Leatherheads takes place at a time in American sports history when college football draws crowds of 40,000, but the professional game lags far, far behind. Pro teams are so poor Dodge Connolly's, the Duluth Bulldogs, can barely afford one football and only a handful of spectators show up. Horning in on a sleazy rich manager number called CC Frazier (Jonathan Pryce), Dodge contrives to bring the pro game up to the college level by recruiting Princeton's biggest pigskin star, Carter "The Bullet" Rutherford (John Krasinski) whose mug is already much used in advertising.

I wasn't quite sure why Rutherford agrees to leave college and a guaranteed future in the law; I guess just because he likes to play. A major aim of Leatherheads is to evoke a time--it was Prohibition, after all--when the rules weren't written down and life, like sport, was easier, simpler, and more fun. Like, people didn't worry too much about money--as the coming Great Crash was to show--and maybe a law career wasn't so crucial and finishing college could be put off.

"The Bullet" is another WWI vet like Dodge, reputed to have persuaded a whole squad of German soldiers to surrender by the mere sound of his voice. Lexie Littleton (Ms. Z.), the Chicago Tribune's best reporter, is called in by her editor to follow Rutherford's entry into the pro game--and cause a sensation by puncturing his war hero status, because a rumor says it's unjustified. While Lexie's falling for the gridiron champ and turning into a sports reporter, Dodge Connolly's falling for her. All, needless to say, ends happily, with Dodge out of the game--as he should be at his age--and riding off into the sunset on a period motorcycle with Lexie, while thanks to "The Bullet"--who'll have plenty of time to find another girlfriend-- pro football is rising to the stars-though with stricter rules now, thanks to a new Commissioner (Peter Gerety).

Though it was penned by sports writers Duncan Brantley and Rick Reilly, the script is better at the romance and personal stuff and the evocation of screwball comedy than it is at making us care about the developments in the game. There really isn't a lot of football played on-screen and it doesn't seem to need to be to tell this story. A final game where Dodge wins with the Bulldogs against Rutherford, now playing for Chicago, by cheating, seems on the pointless side. The field is ankle deep in mud and you can't even tell who the players are. That's how Dodge was able to pull off his stunt; but so what?
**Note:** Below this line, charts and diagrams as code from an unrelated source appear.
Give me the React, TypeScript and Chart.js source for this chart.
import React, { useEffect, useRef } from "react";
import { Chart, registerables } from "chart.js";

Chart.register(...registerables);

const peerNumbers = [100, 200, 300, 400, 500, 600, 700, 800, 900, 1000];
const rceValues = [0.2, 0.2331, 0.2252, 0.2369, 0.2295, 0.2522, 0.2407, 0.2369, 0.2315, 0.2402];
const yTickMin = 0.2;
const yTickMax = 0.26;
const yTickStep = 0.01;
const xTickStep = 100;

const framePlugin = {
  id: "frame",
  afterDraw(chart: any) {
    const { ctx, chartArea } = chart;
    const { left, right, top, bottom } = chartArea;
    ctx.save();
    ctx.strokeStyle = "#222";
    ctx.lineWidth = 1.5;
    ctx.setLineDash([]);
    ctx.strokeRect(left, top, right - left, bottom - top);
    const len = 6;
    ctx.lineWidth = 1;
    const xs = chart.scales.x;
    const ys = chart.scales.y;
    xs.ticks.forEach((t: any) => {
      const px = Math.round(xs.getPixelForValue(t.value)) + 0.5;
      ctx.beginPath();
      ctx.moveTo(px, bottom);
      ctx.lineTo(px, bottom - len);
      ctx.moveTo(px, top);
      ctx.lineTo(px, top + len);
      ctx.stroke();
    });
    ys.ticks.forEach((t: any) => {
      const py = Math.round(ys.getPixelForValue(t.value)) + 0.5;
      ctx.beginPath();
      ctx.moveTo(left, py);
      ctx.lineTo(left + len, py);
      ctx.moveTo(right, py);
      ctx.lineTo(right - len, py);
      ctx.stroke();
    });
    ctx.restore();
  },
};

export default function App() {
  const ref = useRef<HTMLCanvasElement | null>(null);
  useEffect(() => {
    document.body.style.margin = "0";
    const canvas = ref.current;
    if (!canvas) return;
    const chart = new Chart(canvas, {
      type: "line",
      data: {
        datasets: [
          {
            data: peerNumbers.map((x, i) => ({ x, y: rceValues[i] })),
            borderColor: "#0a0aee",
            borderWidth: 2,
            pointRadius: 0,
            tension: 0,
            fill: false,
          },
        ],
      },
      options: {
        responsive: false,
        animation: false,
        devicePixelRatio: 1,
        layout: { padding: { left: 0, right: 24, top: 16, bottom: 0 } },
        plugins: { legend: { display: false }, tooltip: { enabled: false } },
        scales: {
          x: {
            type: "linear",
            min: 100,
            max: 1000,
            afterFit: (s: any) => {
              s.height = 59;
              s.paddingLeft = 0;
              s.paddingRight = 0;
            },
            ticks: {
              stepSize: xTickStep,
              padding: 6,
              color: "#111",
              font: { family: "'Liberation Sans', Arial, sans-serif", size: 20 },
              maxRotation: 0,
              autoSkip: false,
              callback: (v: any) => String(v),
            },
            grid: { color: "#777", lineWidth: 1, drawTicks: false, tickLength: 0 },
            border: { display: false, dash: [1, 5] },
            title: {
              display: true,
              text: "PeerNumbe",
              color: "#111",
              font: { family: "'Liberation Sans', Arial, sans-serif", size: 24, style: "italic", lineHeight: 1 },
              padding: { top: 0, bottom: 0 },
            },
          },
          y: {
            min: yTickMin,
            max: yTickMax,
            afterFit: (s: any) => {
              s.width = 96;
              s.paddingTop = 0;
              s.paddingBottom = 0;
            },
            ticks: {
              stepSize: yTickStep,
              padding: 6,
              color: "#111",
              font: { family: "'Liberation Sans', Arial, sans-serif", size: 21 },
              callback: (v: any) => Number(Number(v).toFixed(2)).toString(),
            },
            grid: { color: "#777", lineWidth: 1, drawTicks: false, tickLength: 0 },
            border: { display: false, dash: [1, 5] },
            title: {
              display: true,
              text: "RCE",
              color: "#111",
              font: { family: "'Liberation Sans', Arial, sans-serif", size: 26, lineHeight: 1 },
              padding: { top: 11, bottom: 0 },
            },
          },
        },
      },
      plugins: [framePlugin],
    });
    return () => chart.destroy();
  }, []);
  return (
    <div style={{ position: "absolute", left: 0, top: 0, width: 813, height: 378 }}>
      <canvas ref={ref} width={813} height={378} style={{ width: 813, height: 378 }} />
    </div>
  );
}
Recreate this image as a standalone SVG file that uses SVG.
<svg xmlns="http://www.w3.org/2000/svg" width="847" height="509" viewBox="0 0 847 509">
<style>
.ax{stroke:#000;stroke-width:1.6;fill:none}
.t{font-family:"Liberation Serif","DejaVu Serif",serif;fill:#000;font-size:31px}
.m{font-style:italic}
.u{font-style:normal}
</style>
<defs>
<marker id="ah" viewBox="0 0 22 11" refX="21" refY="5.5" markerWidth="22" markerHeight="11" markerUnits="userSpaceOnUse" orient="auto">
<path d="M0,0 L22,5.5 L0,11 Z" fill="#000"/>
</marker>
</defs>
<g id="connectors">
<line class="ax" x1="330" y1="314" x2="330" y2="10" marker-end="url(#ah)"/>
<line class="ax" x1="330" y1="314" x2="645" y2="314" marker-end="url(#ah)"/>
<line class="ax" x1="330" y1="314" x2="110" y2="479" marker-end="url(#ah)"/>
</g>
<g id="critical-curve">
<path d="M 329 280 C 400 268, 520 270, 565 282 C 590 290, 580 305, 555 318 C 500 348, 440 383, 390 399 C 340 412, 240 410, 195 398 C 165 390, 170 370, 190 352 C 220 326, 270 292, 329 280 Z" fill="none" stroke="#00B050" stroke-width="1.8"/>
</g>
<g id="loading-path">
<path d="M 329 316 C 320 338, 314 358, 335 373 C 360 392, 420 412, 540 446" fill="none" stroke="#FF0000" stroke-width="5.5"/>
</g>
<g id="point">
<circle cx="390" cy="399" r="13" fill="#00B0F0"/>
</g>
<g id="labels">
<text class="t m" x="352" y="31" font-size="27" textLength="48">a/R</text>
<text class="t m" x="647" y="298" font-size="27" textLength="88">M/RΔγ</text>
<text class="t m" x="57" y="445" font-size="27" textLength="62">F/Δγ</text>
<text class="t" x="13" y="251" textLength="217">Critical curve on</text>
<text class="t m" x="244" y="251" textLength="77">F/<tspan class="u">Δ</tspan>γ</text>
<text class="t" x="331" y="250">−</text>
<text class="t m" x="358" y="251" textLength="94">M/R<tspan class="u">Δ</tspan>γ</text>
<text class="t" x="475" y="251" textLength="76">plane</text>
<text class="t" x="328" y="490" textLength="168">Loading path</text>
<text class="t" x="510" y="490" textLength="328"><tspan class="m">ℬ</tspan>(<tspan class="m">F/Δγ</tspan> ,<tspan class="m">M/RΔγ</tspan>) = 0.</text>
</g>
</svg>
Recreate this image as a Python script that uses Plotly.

The principals all wear their roles well. Unshaven, wrinkled, but twinkly-eyed, Clooney is as irresistible on screen as he always is in person, fun loving, good natured, and out for a lark. Renée has panache as well as feistiness this time. Krasinski, for a big guy, is much more graceful and sweet than you'd expect.

This is a trivial diversion but George Clooney has fun with it and so can we (though it could have been a little shorter). Not everything he does has to be as important as Good Night, and Good Luck, nor all his roles as painful as the one in Syriana. A fun guy has to have some fun sometimes. And you can't call Clooney a Coen or Soderbergh clone this time.